• _Stated task_
With all pictures omitted, return verbatim the lines from the beginning of the records below through the line containing "plt.rcParams['hatch.linewidth'] = 0.6".

• _Input_

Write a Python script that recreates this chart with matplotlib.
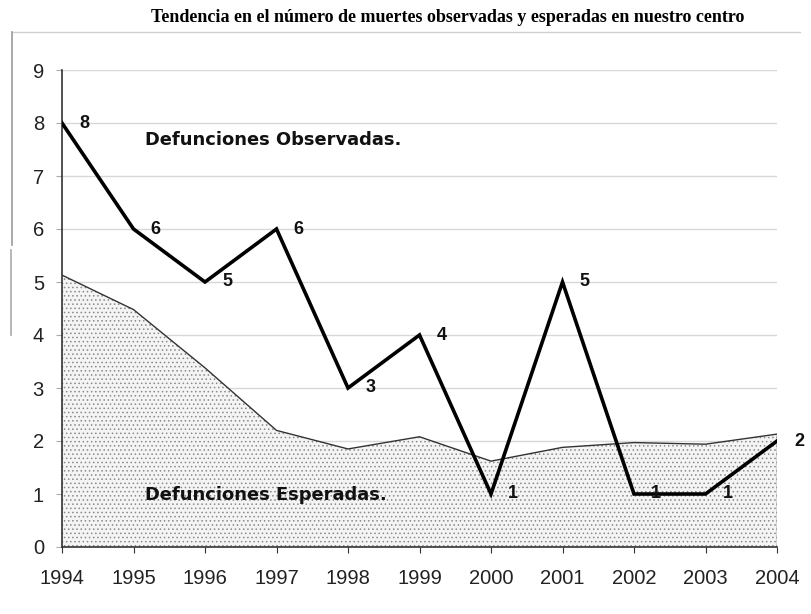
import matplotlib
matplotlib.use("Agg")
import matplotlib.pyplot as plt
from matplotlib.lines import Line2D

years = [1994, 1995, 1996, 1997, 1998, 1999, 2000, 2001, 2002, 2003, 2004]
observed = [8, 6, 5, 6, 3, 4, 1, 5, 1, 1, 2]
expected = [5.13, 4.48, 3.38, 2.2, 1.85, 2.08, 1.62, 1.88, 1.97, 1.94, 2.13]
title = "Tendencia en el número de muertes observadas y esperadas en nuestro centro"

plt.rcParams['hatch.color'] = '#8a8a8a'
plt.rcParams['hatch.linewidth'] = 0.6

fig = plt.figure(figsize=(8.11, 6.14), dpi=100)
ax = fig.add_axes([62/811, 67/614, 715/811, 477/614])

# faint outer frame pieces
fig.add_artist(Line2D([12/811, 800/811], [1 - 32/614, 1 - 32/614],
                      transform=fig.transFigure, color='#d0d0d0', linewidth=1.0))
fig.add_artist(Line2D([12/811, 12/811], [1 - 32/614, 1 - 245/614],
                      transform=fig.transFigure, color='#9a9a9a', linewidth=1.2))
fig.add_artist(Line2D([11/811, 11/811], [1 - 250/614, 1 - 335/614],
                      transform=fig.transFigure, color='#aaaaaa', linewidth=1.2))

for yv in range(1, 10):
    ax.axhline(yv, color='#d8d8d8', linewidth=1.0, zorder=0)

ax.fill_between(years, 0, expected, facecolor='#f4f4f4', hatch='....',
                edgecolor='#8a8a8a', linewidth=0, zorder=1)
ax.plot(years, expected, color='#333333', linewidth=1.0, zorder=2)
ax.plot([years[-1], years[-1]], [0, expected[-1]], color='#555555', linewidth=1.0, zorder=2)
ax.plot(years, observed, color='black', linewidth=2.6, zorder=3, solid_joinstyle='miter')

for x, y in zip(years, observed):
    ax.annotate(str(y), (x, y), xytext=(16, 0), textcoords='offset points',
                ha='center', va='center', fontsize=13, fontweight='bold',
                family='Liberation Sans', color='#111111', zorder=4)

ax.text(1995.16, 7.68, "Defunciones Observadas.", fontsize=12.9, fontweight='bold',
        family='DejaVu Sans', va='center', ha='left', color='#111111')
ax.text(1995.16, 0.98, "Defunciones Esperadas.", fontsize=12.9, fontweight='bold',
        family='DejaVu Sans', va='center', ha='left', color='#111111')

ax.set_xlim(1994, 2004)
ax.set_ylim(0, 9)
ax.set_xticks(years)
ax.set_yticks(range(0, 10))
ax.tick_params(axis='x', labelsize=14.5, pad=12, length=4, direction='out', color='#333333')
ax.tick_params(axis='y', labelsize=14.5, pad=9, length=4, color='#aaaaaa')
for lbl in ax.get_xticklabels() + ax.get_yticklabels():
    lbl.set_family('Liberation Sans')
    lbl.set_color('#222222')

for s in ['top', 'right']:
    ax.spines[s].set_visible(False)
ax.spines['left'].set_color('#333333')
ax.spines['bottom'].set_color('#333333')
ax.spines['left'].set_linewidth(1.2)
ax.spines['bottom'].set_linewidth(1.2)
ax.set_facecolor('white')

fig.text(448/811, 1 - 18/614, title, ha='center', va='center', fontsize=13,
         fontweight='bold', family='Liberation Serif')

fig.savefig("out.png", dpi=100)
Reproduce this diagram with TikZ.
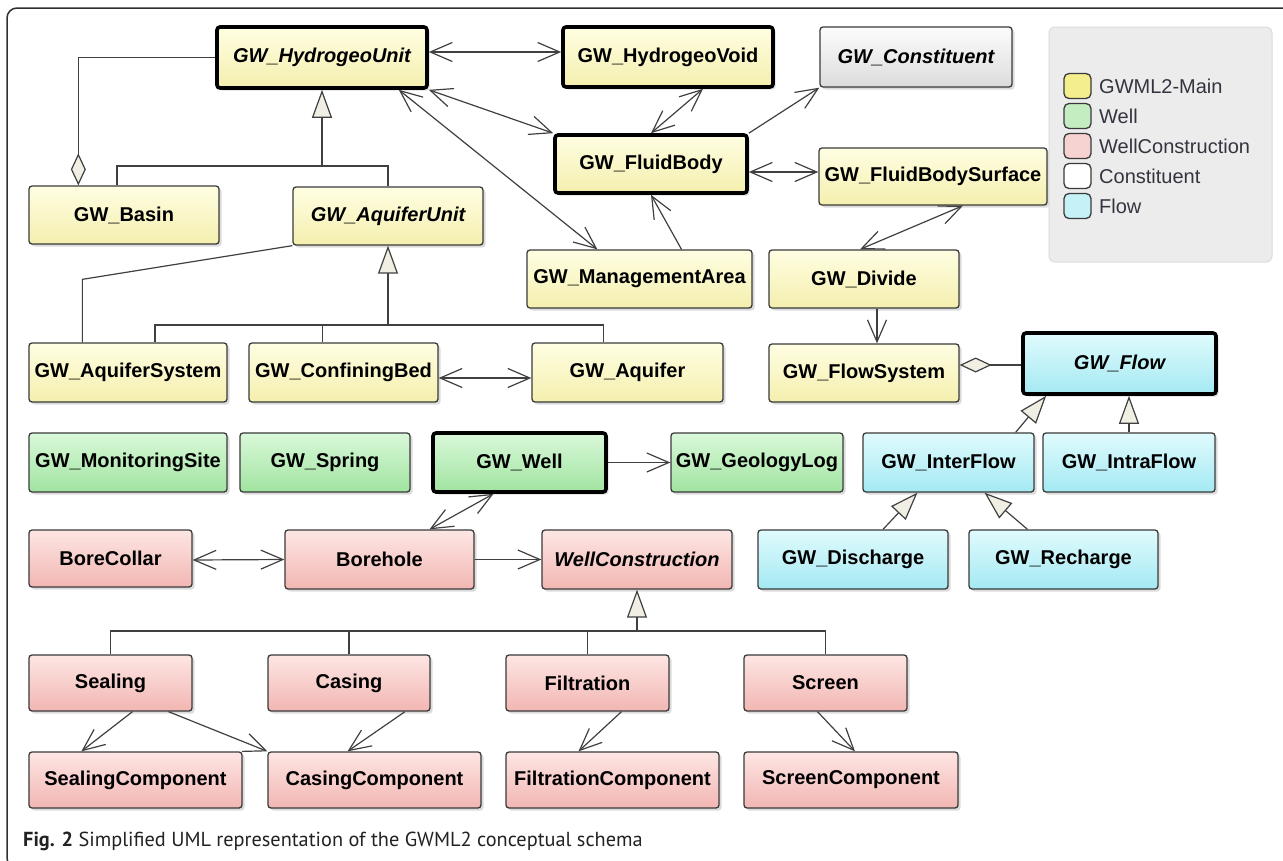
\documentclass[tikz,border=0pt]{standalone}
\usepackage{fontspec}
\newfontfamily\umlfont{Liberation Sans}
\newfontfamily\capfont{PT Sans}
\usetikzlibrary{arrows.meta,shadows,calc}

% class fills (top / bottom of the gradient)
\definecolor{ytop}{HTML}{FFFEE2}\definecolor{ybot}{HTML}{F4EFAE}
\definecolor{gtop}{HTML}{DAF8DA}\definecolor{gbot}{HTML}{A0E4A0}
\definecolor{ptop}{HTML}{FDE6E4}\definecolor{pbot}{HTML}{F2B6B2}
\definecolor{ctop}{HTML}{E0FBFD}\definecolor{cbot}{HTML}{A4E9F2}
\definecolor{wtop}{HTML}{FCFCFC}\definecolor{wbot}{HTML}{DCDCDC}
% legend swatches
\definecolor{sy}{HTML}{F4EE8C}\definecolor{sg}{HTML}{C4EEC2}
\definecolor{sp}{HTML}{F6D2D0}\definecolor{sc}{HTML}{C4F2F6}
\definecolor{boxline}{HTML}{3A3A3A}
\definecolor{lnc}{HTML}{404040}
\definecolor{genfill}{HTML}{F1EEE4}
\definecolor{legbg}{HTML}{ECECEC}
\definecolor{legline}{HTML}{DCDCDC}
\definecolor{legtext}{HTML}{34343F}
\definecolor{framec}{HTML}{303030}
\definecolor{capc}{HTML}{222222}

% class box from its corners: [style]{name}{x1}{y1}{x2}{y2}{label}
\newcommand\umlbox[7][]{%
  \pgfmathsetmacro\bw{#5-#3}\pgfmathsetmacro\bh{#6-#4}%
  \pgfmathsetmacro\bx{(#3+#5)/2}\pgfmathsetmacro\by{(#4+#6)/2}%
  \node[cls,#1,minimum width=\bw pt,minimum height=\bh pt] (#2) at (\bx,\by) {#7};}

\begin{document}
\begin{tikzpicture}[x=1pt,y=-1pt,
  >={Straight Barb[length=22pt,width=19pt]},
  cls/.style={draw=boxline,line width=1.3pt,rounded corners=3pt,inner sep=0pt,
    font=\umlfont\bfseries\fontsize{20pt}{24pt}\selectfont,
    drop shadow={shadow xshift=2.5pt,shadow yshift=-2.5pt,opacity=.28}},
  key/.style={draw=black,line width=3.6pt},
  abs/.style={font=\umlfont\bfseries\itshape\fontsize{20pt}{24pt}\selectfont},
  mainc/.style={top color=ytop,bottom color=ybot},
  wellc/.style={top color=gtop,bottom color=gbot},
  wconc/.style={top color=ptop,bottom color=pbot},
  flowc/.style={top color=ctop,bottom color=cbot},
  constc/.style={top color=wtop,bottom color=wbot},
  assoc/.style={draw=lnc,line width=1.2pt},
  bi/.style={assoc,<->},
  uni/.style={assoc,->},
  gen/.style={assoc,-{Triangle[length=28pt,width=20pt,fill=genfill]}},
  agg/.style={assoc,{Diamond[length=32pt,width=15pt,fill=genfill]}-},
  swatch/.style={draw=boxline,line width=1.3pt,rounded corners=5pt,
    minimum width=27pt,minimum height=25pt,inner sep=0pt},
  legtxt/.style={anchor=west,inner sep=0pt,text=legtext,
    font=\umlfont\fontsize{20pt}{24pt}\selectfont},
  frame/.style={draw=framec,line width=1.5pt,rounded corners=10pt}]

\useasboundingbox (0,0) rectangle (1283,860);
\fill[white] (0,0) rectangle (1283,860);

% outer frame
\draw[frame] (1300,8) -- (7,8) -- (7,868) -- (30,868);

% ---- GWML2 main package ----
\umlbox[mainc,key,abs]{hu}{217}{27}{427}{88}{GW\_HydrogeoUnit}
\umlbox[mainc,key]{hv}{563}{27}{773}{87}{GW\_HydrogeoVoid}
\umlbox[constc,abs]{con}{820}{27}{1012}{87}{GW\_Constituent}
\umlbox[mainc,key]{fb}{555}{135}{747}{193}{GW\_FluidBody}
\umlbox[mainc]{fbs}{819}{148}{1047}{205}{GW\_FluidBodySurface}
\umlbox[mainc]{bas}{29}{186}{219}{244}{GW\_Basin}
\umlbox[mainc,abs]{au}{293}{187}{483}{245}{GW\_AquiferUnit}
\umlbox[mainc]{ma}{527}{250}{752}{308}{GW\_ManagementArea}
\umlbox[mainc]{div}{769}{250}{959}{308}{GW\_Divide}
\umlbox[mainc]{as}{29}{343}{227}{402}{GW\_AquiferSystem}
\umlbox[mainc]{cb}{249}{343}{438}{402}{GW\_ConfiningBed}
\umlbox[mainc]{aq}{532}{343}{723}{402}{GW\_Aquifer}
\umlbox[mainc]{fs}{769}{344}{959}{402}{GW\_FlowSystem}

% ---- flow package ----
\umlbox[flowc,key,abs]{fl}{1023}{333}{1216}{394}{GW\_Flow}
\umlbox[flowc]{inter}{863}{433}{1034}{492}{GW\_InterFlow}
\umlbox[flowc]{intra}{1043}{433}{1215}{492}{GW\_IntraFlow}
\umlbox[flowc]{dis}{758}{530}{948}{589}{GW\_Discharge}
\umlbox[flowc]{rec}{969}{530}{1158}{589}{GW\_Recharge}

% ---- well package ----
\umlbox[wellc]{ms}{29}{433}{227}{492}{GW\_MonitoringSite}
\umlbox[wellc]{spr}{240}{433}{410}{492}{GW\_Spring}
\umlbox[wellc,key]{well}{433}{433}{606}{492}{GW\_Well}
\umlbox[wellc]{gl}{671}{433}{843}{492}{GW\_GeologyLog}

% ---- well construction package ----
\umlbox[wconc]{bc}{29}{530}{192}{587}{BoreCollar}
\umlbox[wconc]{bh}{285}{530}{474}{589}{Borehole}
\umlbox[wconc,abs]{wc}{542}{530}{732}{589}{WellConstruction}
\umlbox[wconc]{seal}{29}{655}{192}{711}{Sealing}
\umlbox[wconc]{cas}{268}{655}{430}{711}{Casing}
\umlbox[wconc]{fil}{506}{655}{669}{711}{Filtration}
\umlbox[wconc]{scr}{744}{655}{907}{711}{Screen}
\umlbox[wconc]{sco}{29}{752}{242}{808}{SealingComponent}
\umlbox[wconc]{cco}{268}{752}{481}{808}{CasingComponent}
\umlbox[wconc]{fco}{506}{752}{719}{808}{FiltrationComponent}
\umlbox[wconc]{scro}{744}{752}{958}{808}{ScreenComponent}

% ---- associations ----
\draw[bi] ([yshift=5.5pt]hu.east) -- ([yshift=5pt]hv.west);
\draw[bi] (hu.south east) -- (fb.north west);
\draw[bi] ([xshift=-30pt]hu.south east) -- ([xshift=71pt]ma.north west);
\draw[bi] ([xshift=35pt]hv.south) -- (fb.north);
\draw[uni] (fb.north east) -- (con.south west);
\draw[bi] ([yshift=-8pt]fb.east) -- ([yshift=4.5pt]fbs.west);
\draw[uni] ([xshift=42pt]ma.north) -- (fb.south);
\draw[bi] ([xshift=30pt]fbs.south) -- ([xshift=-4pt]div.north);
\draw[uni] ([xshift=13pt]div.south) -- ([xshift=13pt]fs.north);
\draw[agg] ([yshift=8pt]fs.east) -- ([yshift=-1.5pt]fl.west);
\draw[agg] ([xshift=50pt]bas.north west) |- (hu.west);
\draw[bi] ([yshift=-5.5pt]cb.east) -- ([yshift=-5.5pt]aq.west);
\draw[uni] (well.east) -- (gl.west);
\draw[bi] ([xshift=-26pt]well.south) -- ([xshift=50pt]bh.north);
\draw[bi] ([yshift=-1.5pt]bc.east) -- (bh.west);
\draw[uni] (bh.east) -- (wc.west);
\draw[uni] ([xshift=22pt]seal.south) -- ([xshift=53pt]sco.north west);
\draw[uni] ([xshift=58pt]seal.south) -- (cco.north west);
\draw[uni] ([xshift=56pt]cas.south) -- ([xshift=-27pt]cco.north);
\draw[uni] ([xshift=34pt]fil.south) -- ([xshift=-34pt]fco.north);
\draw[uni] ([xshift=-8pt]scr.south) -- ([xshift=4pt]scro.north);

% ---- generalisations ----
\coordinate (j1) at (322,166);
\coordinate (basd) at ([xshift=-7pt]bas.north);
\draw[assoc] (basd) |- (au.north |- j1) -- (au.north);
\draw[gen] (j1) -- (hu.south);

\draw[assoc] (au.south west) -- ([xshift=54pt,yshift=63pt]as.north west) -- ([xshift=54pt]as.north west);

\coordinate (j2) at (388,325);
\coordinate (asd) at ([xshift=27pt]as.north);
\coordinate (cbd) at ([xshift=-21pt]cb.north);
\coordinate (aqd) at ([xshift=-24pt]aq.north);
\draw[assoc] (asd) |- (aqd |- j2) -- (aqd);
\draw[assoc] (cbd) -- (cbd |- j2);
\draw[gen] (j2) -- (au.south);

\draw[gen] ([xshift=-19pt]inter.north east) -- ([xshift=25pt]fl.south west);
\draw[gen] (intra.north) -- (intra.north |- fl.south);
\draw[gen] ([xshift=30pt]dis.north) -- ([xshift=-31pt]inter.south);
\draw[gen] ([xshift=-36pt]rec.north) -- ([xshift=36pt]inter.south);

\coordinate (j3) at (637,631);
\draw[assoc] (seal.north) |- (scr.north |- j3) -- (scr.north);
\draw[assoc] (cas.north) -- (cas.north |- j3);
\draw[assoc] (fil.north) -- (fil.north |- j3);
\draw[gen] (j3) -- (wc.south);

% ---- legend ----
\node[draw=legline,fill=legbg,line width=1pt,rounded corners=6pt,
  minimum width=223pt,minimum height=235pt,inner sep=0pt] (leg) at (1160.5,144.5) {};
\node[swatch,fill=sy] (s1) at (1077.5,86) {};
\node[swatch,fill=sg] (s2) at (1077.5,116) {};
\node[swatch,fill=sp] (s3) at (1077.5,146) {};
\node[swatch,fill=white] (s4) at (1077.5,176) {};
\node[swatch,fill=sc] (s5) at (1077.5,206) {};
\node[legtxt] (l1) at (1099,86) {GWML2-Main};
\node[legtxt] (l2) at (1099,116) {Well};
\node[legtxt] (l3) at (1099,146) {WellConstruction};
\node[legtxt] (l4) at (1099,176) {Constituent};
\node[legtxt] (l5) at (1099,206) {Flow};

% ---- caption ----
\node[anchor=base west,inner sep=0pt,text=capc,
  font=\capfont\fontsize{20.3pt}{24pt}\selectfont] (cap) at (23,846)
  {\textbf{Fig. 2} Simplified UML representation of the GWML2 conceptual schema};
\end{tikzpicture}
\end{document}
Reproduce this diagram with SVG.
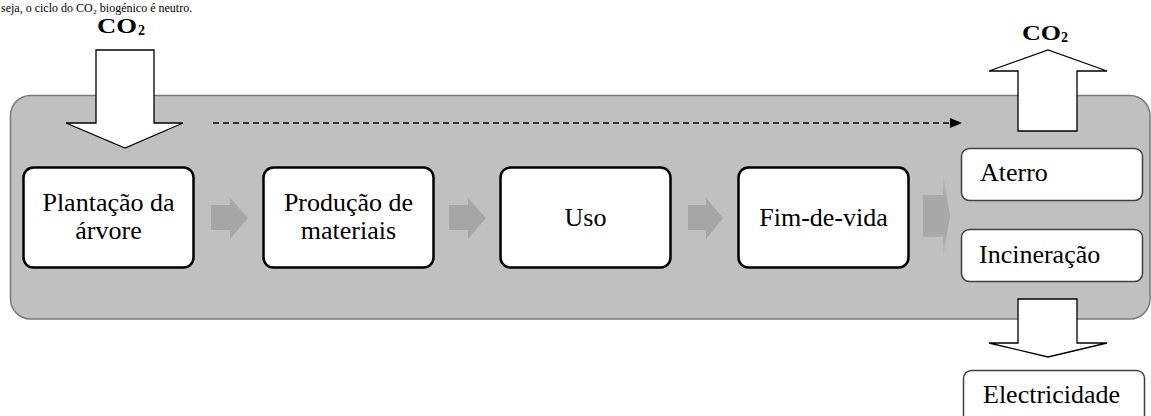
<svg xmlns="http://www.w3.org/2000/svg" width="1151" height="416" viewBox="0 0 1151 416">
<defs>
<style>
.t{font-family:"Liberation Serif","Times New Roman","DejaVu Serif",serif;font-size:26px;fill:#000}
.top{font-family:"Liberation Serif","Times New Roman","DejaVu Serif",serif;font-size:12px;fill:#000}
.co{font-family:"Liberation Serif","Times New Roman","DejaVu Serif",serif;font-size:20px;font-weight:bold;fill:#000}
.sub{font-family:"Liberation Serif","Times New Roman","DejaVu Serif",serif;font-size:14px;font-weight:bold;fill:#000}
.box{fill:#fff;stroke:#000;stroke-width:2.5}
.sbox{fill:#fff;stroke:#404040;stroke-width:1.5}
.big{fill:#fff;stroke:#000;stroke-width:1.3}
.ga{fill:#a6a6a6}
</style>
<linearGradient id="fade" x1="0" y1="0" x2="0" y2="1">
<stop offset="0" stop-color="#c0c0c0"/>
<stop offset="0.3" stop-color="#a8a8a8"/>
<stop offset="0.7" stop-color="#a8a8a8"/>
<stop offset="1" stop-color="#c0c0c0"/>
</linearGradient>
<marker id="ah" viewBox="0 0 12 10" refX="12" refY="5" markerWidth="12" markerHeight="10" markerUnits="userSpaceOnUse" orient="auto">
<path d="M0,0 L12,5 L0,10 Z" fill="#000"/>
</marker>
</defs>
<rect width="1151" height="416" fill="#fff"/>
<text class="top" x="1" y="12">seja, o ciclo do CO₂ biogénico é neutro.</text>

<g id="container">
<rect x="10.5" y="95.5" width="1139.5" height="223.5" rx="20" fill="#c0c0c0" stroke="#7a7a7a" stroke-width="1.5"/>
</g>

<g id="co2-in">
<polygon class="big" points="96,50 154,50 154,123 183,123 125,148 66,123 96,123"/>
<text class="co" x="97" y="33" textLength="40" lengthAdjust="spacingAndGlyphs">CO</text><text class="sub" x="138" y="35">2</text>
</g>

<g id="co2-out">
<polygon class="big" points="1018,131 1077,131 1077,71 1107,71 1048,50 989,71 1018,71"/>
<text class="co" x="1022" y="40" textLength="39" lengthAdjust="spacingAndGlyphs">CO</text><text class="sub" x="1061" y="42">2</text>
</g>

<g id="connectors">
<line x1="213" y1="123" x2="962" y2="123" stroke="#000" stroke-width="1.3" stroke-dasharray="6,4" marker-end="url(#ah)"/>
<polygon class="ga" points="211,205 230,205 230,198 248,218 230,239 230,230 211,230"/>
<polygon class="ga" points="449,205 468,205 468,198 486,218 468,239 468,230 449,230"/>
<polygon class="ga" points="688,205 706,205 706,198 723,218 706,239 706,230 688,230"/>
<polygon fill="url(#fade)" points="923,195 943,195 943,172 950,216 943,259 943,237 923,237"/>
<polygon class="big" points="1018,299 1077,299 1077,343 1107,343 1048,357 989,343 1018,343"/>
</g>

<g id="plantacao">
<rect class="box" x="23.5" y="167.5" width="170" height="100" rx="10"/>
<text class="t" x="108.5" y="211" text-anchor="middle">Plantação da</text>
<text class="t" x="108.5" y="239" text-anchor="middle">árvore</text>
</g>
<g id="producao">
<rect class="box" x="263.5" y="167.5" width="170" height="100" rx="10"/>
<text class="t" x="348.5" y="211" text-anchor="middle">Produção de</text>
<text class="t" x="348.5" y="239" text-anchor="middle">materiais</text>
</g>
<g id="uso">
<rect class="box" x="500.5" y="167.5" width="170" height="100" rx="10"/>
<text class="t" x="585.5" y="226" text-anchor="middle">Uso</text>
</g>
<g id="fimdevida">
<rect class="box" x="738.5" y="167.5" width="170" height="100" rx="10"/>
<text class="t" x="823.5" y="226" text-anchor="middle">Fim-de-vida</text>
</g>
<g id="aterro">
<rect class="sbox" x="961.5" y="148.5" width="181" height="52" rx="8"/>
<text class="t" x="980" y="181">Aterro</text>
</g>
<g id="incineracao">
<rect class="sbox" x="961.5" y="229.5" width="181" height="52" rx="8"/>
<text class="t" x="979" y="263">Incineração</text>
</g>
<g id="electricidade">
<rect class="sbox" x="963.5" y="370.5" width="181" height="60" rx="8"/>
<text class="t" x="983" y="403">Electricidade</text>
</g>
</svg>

• _Output of the task_
Write a Python script that recreates this chart with matplotlib.
import matplotlib
matplotlib.use("Agg")
import matplotlib.pyplot as plt
from matplotlib.lines import Line2D

years = [1994, 1995, 1996, 1997, 1998, 1999, 2000, 2001, 2002, 2003, 2004]
observed = [8, 6, 5, 6, 3, 4, 1, 5, 1, 1, 2]
expected = [5.13, 4.48, 3.38, 2.2, 1.85, 2.08, 1.62, 1.88, 1.97, 1.94, 2.13]
title = "Tendencia en el número de muertes observadas y esperadas en nuestro centro"

plt.rcParams['hatch.color'] = '#8a8a8a'
plt.rcParams['hatch.linewidth'] = 0.6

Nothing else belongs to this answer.